→ Requirements:
Reproduce the full listing below unchanged, apart from the pictures.

→ Dataset section:
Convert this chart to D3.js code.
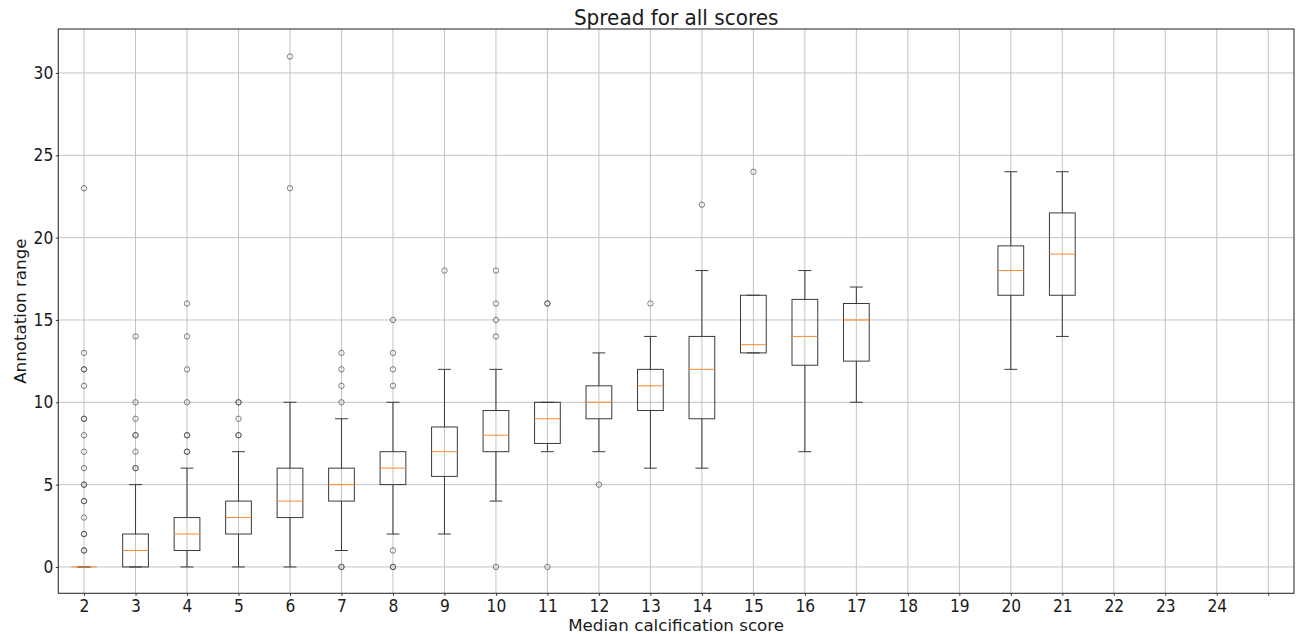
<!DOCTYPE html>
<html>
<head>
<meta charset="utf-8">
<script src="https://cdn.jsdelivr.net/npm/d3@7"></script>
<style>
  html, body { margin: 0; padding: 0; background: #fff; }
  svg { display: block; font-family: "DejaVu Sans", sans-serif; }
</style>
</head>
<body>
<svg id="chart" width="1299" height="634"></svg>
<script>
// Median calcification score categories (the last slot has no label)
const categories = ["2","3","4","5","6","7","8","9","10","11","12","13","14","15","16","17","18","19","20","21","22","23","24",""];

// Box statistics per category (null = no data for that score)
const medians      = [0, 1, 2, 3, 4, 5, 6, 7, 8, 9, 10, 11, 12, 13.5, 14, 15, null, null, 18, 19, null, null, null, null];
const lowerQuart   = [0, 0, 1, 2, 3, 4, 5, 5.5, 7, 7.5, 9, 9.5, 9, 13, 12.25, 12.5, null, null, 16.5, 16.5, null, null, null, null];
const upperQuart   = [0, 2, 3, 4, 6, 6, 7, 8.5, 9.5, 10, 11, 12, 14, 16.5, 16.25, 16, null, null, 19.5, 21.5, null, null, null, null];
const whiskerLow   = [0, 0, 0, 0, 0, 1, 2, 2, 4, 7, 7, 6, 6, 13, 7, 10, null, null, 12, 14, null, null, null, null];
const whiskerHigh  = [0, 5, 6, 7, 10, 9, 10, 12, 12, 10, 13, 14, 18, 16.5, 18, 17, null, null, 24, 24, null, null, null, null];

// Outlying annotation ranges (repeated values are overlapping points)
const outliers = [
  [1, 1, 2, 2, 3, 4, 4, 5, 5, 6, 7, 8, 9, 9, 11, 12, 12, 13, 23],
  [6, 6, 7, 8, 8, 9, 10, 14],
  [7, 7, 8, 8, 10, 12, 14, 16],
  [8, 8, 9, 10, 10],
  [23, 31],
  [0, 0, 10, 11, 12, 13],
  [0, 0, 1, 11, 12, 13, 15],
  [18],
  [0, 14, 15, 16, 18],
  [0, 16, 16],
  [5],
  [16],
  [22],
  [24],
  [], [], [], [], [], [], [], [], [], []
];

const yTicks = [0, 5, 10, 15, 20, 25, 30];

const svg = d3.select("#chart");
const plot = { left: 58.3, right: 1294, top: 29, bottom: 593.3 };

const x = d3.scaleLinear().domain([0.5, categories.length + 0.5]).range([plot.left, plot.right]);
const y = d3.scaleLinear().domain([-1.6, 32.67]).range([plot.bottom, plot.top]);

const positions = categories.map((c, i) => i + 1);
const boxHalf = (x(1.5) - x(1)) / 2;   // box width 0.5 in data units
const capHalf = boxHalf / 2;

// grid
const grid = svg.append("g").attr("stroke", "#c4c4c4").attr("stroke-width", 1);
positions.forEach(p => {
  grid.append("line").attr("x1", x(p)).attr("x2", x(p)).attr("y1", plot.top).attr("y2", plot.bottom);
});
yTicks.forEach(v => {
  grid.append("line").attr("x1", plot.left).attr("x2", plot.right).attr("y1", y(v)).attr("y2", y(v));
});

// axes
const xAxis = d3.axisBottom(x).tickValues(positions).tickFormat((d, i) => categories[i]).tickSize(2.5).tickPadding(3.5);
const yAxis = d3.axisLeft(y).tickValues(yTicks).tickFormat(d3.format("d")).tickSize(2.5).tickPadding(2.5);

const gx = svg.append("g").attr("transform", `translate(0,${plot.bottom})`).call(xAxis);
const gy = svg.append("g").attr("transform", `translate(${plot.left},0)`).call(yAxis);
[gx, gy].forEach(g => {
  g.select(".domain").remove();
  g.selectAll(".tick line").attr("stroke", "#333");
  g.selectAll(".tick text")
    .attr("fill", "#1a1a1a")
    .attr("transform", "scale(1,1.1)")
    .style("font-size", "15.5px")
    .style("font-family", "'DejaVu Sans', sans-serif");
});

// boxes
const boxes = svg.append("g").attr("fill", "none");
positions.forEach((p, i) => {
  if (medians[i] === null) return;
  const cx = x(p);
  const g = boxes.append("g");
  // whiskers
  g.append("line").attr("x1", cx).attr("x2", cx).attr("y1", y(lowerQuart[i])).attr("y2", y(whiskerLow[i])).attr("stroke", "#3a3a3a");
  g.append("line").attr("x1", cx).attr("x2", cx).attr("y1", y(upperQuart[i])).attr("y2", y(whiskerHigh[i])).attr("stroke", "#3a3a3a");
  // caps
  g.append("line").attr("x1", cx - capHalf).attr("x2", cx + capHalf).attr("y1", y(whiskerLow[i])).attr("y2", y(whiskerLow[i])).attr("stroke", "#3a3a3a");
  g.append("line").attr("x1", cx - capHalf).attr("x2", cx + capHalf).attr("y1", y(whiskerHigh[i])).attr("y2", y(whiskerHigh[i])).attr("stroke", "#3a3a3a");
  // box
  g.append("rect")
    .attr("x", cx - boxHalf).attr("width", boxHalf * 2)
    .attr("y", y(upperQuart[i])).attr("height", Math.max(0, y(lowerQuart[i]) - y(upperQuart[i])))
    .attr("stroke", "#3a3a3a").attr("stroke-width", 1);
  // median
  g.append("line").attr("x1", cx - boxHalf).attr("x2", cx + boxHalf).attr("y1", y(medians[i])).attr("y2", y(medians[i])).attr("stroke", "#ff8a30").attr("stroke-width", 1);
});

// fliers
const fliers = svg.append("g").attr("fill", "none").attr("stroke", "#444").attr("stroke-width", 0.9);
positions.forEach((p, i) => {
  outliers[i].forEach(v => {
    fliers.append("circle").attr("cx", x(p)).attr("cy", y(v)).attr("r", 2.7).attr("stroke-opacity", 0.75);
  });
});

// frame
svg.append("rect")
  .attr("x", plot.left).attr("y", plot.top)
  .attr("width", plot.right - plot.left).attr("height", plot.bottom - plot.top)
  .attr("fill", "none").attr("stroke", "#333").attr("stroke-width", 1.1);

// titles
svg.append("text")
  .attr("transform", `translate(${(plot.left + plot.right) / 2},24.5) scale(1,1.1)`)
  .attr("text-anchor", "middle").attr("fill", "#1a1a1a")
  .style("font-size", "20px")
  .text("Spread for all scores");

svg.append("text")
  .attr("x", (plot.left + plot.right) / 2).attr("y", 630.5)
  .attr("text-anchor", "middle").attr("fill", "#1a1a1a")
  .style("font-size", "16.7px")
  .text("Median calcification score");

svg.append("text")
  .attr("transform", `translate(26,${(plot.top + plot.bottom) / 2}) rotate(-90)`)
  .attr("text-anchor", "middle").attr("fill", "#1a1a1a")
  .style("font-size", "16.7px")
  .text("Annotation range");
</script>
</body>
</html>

→ Reply:
Convert this chart to D3.js code.
<!DOCTYPE html>
<html>
<head>
<meta charset="utf-8">
<script src="https://cdn.jsdelivr.net/npm/d3@7"></script>
<style>
  html, body { margin: 0; padding: 0; background: #fff; }
  svg { display: block; font-family: "DejaVu Sans", sans-serif; }
</style>
</head>
<body>
<svg id="chart" width="1299" height="634"></svg>
<script>
// Median calcification score categories (the last slot has no label)
const categories = ["2","3","4","5","6","7","8","9","10","11","12","13","14","15","16","17","18","19","20","21","22","23","24",""];

// Box statistics per category (null = no data for that score)
const medians      = [0, 1, 2, 3, 4, 5, 6, 7, 8, 9, 10, 11, 12, 13.5, 14, 15, null, null, 18, 19, null, null, null, null];
const lowerQuart   = [0, 0, 1, 2, 3, 4, 5, 5.5, 7, 7.5, 9, 9.5, 9, 13, 12.25, 12.5, null, null, 16.5, 16.5, null, null, null, null];
const upperQuart   = [0, 2, 3, 4, 6, 6, 7, 8.5, 9.5, 10, 11, 12, 14, 16.5, 16.25, 16, null, null, 19.5, 21.5, null, null, null, null];
const whiskerLow   = [0, 0, 0, 0, 0, 1, 2, 2, 4, 7, 7, 6, 6, 13, 7, 10, null, null, 12, 14, null, null, null, null];
const whiskerHigh  = [0, 5, 6, 7, 10, 9, 10, 12, 12, 10, 13, 14, 18, 16.5, 18, 17, null, null, 24, 24, null, null, null, null];

// Outlying annotation ranges (repeated values are overlapping points)
const outliers = [
  [1, 1, 2, 2, 3, 4, 4, 5, 5, 6, 7, 8, 9, 9, 11, 12, 12, 13, 23],
  [6, 6, 7, 8, 8, 9, 10, 14],
  [7, 7, 8, 8, 10, 12, 14, 16],
  [8, 8, 9, 10, 10],
  [23, 31],
  [0, 0, 10, 11, 12, 13],
  [0, 0, 1, 11, 12, 13, 15],
  [18],
  [0, 14, 15, 16, 18],
  [0, 16, 16],
  [5],
  [16],
  [22],
  [24],
  [], [], [], [], [], [], [], [], [], []
];

const yTicks = [0, 5, 10, 15, 20, 25, 30];

const svg = d3.select("#chart");
const plot = { left: 58.3, right: 1294, top: 29, bottom: 593.3 };

const x = d3.scaleLinear().domain([0.5, categories.length + 0.5]).range([plot.left, plot.right]);
const y = d3.scaleLinear().domain([-1.6, 32.67]).range([plot.bottom, plot.top]);

const positions = categories.map((c, i) => i + 1);
const boxHalf = (x(1.5) - x(1)) / 2;   // box width 0.5 in data units
const capHalf = boxHalf / 2;

// grid
const grid = svg.append("g").attr("stroke", "#c4c4c4").attr("stroke-width", 1);
positions.forEach(p => {
  grid.append("line").attr("x1", x(p)).attr("x2", x(p)).attr("y1", plot.top).attr("y2", plot.bottom);
});
yTicks.forEach(v => {
  grid.append("line").attr("x1", plot.left).attr("x2", plot.right).attr("y1", y(v)).attr("y2", y(v));
});

// axes
const xAxis = d3.axisBottom(x).tickValues(positions).tickFormat((d, i) => categories[i]).tickSize(2.5).tickPadding(3.5);
const yAxis = d3.axisLeft(y).tickValues(yTicks).tickFormat(d3.format("d")).tickSize(2.5).tickPadding(2.5);

const gx = svg.append("g").attr("transform", `translate(0,${plot.bottom})`).call(xAxis);
const gy = svg.append("g").attr("transform", `translate(${plot.left},0)`).call(yAxis);
[gx, gy].forEach(g => {
  g.select(".domain").remove();
  g.selectAll(".tick line").attr("stroke", "#333");
  g.selectAll(".tick text")
    .attr("fill", "#1a1a1a")
    .attr("transform", "scale(1,1.1)")
    .style("font-size", "15.5px")
    .style("font-family", "'DejaVu Sans', sans-serif");
});

// boxes
const boxes = svg.append("g").attr("fill", "none");
positions.forEach((p, i) => {
  if (medians[i] === null) return;
  const cx = x(p);
  const g = boxes.append("g");
  // whiskers
  g.append("line").attr("x1", cx).attr("x2", cx).attr("y1", y(lowerQuart[i])).attr("y2", y(whiskerLow[i])).attr("stroke", "#3a3a3a");
  g.append("line").attr("x1", cx).attr("x2", cx).attr("y1", y(upperQuart[i])).attr("y2", y(whiskerHigh[i])).attr("stroke", "#3a3a3a");
  // caps
  g.append("line").attr("x1", cx - capHalf).attr("x2", cx + capHalf).attr("y1", y(whiskerLow[i])).attr("y2", y(whiskerLow[i])).attr("stroke", "#3a3a3a");
  g.append("line").attr("x1", cx - capHalf).attr("x2", cx + capHalf).attr("y1", y(whiskerHigh[i])).attr("y2", y(whiskerHigh[i])).attr("stroke", "#3a3a3a");
  // box
  g.append("rect")
    .attr("x", cx - boxHalf).attr("width", boxHalf * 2)
    .attr("y", y(upperQuart[i])).attr("height", Math.max(0, y(lowerQuart[i]) - y(upperQuart[i])))
    .attr("stroke", "#3a3a3a").attr("stroke-width", 1);
  // median
  g.append("line").attr("x1", cx - boxHalf).attr("x2", cx + boxHalf).attr("y1", y(medians[i])).attr("y2", y(medians[i])).attr("stroke", "#ff8a30").attr("stroke-width", 1);
});

// fliers
const fliers = svg.append("g").attr("fill", "none").attr("stroke", "#444").attr("stroke-width", 0.9);
positions.forEach((p, i) => {
  outliers[i].forEach(v => {
    fliers.append("circle").attr("cx", x(p)).attr("cy", y(v)).attr("r", 2.7).attr("stroke-opacity", 0.75);
  });
});

// frame
svg.append("rect")
  .attr("x", plot.left).attr("y", plot.top)
  .attr("width", plot.right - plot.left).attr("height", plot.bottom - plot.top)
  .attr("fill", "none").attr("stroke", "#333").attr("stroke-width", 1.1);

// titles
svg.append("text")
  .attr("transform", `translate(${(plot.left + plot.right) / 2},24.5) scale(1,1.1)`)
  .attr("text-anchor", "middle").attr("fill", "#1a1a1a")
  .style("font-size", "20px")
  .text("Spread for all scores");

svg.append("text")
  .attr("x", (plot.left + plot.right) / 2).attr("y", 630.5)
  .attr("text-anchor", "middle").attr("fill", "#1a1a1a")
  .style("font-size", "16.7px")
  .text("Median calcification score");

svg.append("text")
  .attr("transform", `translate(26,${(plot.top + plot.bottom) / 2}) rotate(-90)`)
  .attr("text-anchor", "middle").attr("fill", "#1a1a1a")
  .style("font-size", "16.7px")
  .text("Annotation range");
</script>
</body>
</html>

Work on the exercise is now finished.